> **Information provided**
******************************

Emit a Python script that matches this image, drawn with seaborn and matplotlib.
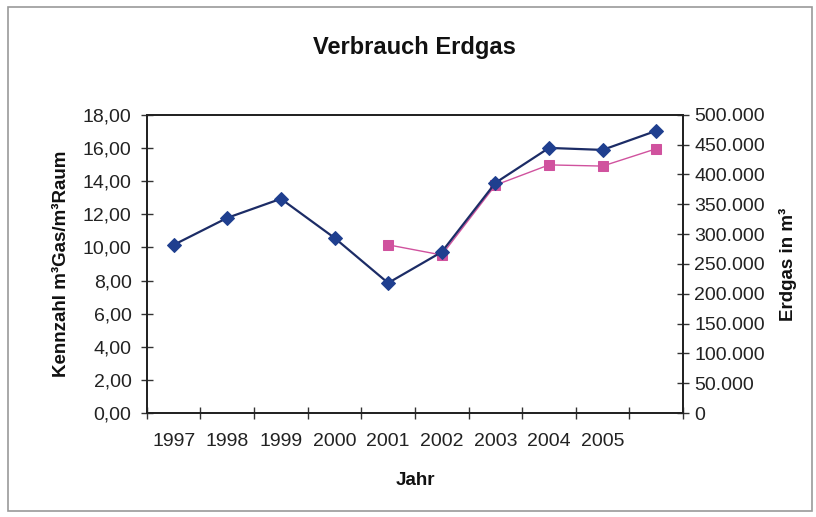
import matplotlib
matplotlib.use("Agg")
import matplotlib.pyplot as plt
import matplotlib.ticker as mticker
from matplotlib.patches import Rectangle
import seaborn as sns

# Daten
jahre = [1997, 1998, 1999, 2000, 2001, 2002, 2003, 2004, 2005, 2006]
jahr_labels = ["1997", "1998", "1999", "2000", "2001", "2002", "2003", "2004", "2005", ""]
kennzahl = [10.15, 11.78, 12.93, 10.57, 7.85, 9.72, 13.89, 16.0, 15.88, 17.03]
erdgas_jahre = [2001, 2002, 2003, 2004, 2005, 2006]
erdgas = [282000, 265000, 382000, 416000, 414000, 443000]

sns.set_theme(style="white")
plt.rcParams['font.family'] = ['Liberation Sans', 'DejaVu Sans']

fig = plt.figure(figsize=(8.16, 5.17), dpi=100)
fig.patches.append(Rectangle((0.01, 0.012), 0.985, 0.975, transform=fig.transFigure,
                             fill=False, edgecolor="#9a9a9a", linewidth=1.2))
ax = fig.add_axes([0.180, 0.201, 0.657, 0.577])
ax2 = ax.twinx()

blau = "#1f3f8f"
pink = "#d0529e"

sns.lineplot(x=jahre, y=kennzahl, ax=ax, color="#1c2c66", linewidth=1.6,
             marker="D", markersize=7, markerfacecolor=blau, markeredgecolor=blau)
sns.lineplot(x=erdgas_jahre, y=erdgas, ax=ax2, color=pink, linewidth=1.0,
             marker="s", markersize=7, markerfacecolor=pink, markeredgecolor=pink)

ax.set_zorder(ax2.get_zorder() + 1)
ax.patch.set_visible(False)

ax.set_xlim(1996.5, 2006.5)
ax.set_ylim(0, 18)
ax2.set_ylim(0, 500000)

ax.set_xticks(jahre)
ax.set_xticklabels(jahr_labels)
ax.set_xticks([1996.5 + i for i in range(11)], minor=True)
ax.tick_params(axis="x", which="major", length=0, pad=14, labelsize=14, labelcolor="#222222")
ax.tick_params(axis="x", which="minor", bottom=True, direction="inout", length=8, width=1, color="#333333")

ax.set_yticks(range(0, 19, 2))
ax.yaxis.set_major_formatter(mticker.FuncFormatter(lambda v, p: f"{v:.2f}".replace(".", ",")))
ax.tick_params(axis="y", left=True, direction="inout", length=8, width=1, color="#333333",
               labelsize=14, pad=7, labelcolor="#222222")

ax2.set_yticks(range(0, 500001, 50000))
ax2.yaxis.set_major_formatter(mticker.FuncFormatter(lambda v, p: f"{int(v):,}".replace(",", ".")))
ax2.tick_params(axis="y", right=True, direction="inout", length=8, width=1, color="#333333",
                labelsize=14, pad=4, labelcolor="#222222")

for a in (ax, ax2):
    for s in a.spines.values():
        s.set_color("#222222")
        s.set_linewidth(1.3)

ax.set_xlabel("Jahr", fontsize=13.5, fontweight="bold", labelpad=16, color="#111111")
ax.set_ylabel("Kennzahl m³Gas/m³Raum", fontsize=13.5, fontweight="bold", labelpad=9, color="#111111")
ax2.set_ylabel("Erdgas in m³", fontsize=13.5, fontweight="bold", labelpad=10, color="#111111")
ax.set_title("Verbrauch Erdgas", fontsize=17, fontweight="bold", pad=44, color="#111111")

fig.savefig("out.png", dpi=100, facecolor="white")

******************************

Except for the pictures, print the data above exactly.

> **Finished exercise**
Emit a Python script that matches this image, drawn with seaborn and matplotlib.
import matplotlib
matplotlib.use("Agg")
import matplotlib.pyplot as plt
import matplotlib.ticker as mticker
from matplotlib.patches import Rectangle
import seaborn as sns

# Daten
jahre = [1997, 1998, 1999, 2000, 2001, 2002, 2003, 2004, 2005, 2006]
jahr_labels = ["1997", "1998", "1999", "2000", "2001", "2002", "2003", "2004", "2005", ""]
kennzahl = [10.15, 11.78, 12.93, 10.57, 7.85, 9.72, 13.89, 16.0, 15.88, 17.03]
erdgas_jahre = [2001, 2002, 2003, 2004, 2005, 2006]
erdgas = [282000, 265000, 382000, 416000, 414000, 443000]

sns.set_theme(style="white")
plt.rcParams['font.family'] = ['Liberation Sans', 'DejaVu Sans']

fig = plt.figure(figsize=(8.16, 5.17), dpi=100)
fig.patches.append(Rectangle((0.01, 0.012), 0.985, 0.975, transform=fig.transFigure,
                             fill=False, edgecolor="#9a9a9a", linewidth=1.2))
ax = fig.add_axes([0.180, 0.201, 0.657, 0.577])
ax2 = ax.twinx()

blau = "#1f3f8f"
pink = "#d0529e"

sns.lineplot(x=jahre, y=kennzahl, ax=ax, color="#1c2c66", linewidth=1.6,
             marker="D", markersize=7, markerfacecolor=blau, markeredgecolor=blau)
sns.lineplot(x=erdgas_jahre, y=erdgas, ax=ax2, color=pink, linewidth=1.0,
             marker="s", markersize=7, markerfacecolor=pink, markeredgecolor=pink)

ax.set_zorder(ax2.get_zorder() + 1)
ax.patch.set_visible(False)

ax.set_xlim(1996.5, 2006.5)
ax.set_ylim(0, 18)
ax2.set_ylim(0, 500000)

ax.set_xticks(jahre)
ax.set_xticklabels(jahr_labels)
ax.set_xticks([1996.5 + i for i in range(11)], minor=True)
ax.tick_params(axis="x", which="major", length=0, pad=14, labelsize=14, labelcolor="#222222")
ax.tick_params(axis="x", which="minor", bottom=True, direction="inout", length=8, width=1, color="#333333")

ax.set_yticks(range(0, 19, 2))
ax.yaxis.set_major_formatter(mticker.FuncFormatter(lambda v, p: f"{v:.2f}".replace(".", ",")))
ax.tick_params(axis="y", left=True, direction="inout", length=8, width=1, color="#333333",
               labelsize=14, pad=7, labelcolor="#222222")

ax2.set_yticks(range(0, 500001, 50000))
ax2.yaxis.set_major_formatter(mticker.FuncFormatter(lambda v, p: f"{int(v):,}".replace(",", ".")))
ax2.tick_params(axis="y", right=True, direction="inout", length=8, width=1, color="#333333",
                labelsize=14, pad=4, labelcolor="#222222")

for a in (ax, ax2):
    for s in a.spines.values():
        s.set_color("#222222")
        s.set_linewidth(1.3)

ax.set_xlabel("Jahr", fontsize=13.5, fontweight="bold", labelpad=16, color="#111111")
ax.set_ylabel("Kennzahl m³Gas/m³Raum", fontsize=13.5, fontweight="bold", labelpad=9, color="#111111")
ax2.set_ylabel("Erdgas in m³", fontsize=13.5, fontweight="bold", labelpad=10, color="#111111")
ax.set_title("Verbrauch Erdgas", fontsize=17, fontweight="bold", pad=44, color="#111111")

fig.savefig("out.png", dpi=100, facecolor="white")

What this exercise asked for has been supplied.